To address these lapses, experts in the field of patient safety like Dr. Weingart have proposed a variety of strategies to strengthen patient follow-up. One strategy that many physicians already use in one form or another is a "tickler system," electronic or paper reminders to check that diagnostic testing or referrals are completed. Other ways include implementing a type of technology that allows physicians to check specific tests across their entire practice, or panel, on a monthly basis. With "the push of a button," a doctor can see which patients have not yet followed through, for example, on their mammogram appointments.
And perhaps just as important as any technological change is one that involves transforming deep-rooted practice patterns. "It's not part of practices now," Dr. Weingart said, "but you can imagine creating an expectation among the medical community where if patients don't go, the referring doctors or practices will notify you."
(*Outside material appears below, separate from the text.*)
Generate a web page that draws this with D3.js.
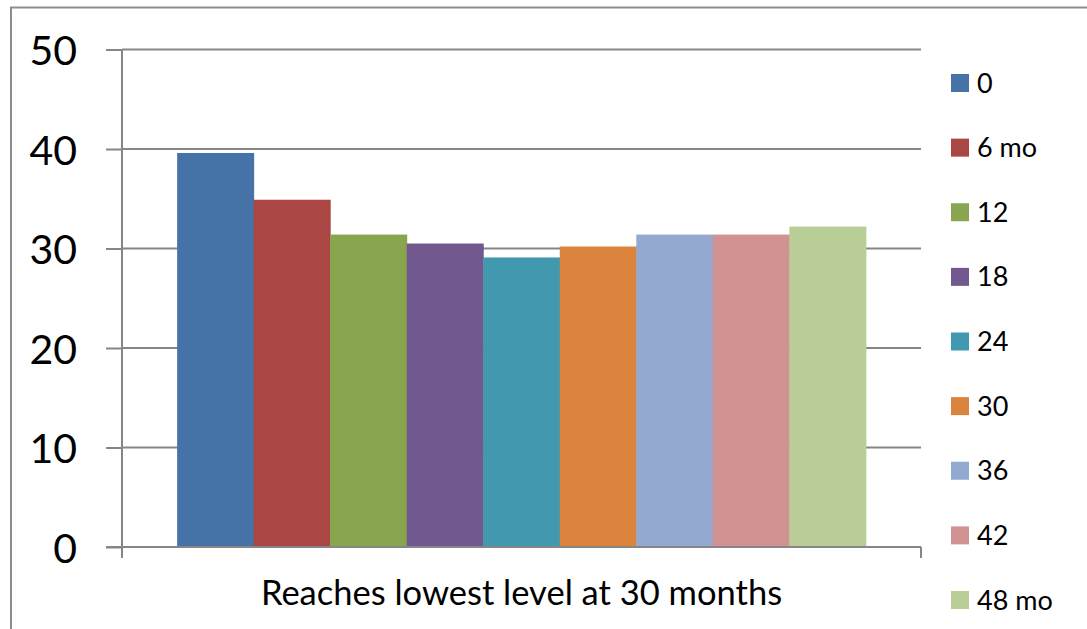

But there are hidden obstacles in care as well. When Dr. Weingart and his co-investigators looked more closely at the group of individuals who had experienced lapses, they found that many were patients who were particularly vulnerable: they were minorities, possessed less education and came from challenging socioeconomic backgrounds, all of which contributed to practical obstacles or poor health literacy.
These findings "suggest that there are some intangible barriers," Dr. Weingart remarked. "Perhaps these patients don't know how to access care, need an interpreter, live farther away, or may be overwhelmed by family responsibilities. All of these factors are distractions for a patient and make getting care all that much harder."
In order to address these intangible barriers, Dr. Weingart suggested that "we need to develop not only risk assessment tools but also services geared toward patient vulnerabilities." But given that many physician practices, particularly those in the community, are already overstretched, organizing and maintaining such services may be close to or simply impossible. "Often when I talk to community practices about these findings," Dr. Weingart added, "the doctors will tell me that they can only do so much. When a patient doesn't show up, do I have to track him or her down? How many letters do I have to send the patient? What constitutes due diligence?"
How much responsibility, then, do doctors — and patients — bear in diagnostic failures?
"I don't think it's 50-50," Dr. Weingart reflected, "and I also don't think it's 100-zero. I think there's a shared responsibility. But given that the patients who fall through the cracks are usually the least resourceful and most vulnerable, there is at least a moral obligation for clinicians and health care systems to provide a robust safety net for these patients.
"I think we physicians need to support patient responsibility, but we also need to get our own house in order first. In terms of process failures, we need to make sure that the current system under health care providers is airtight. After we get that figured out, we then need to think about ways to help our patients do what they need to do."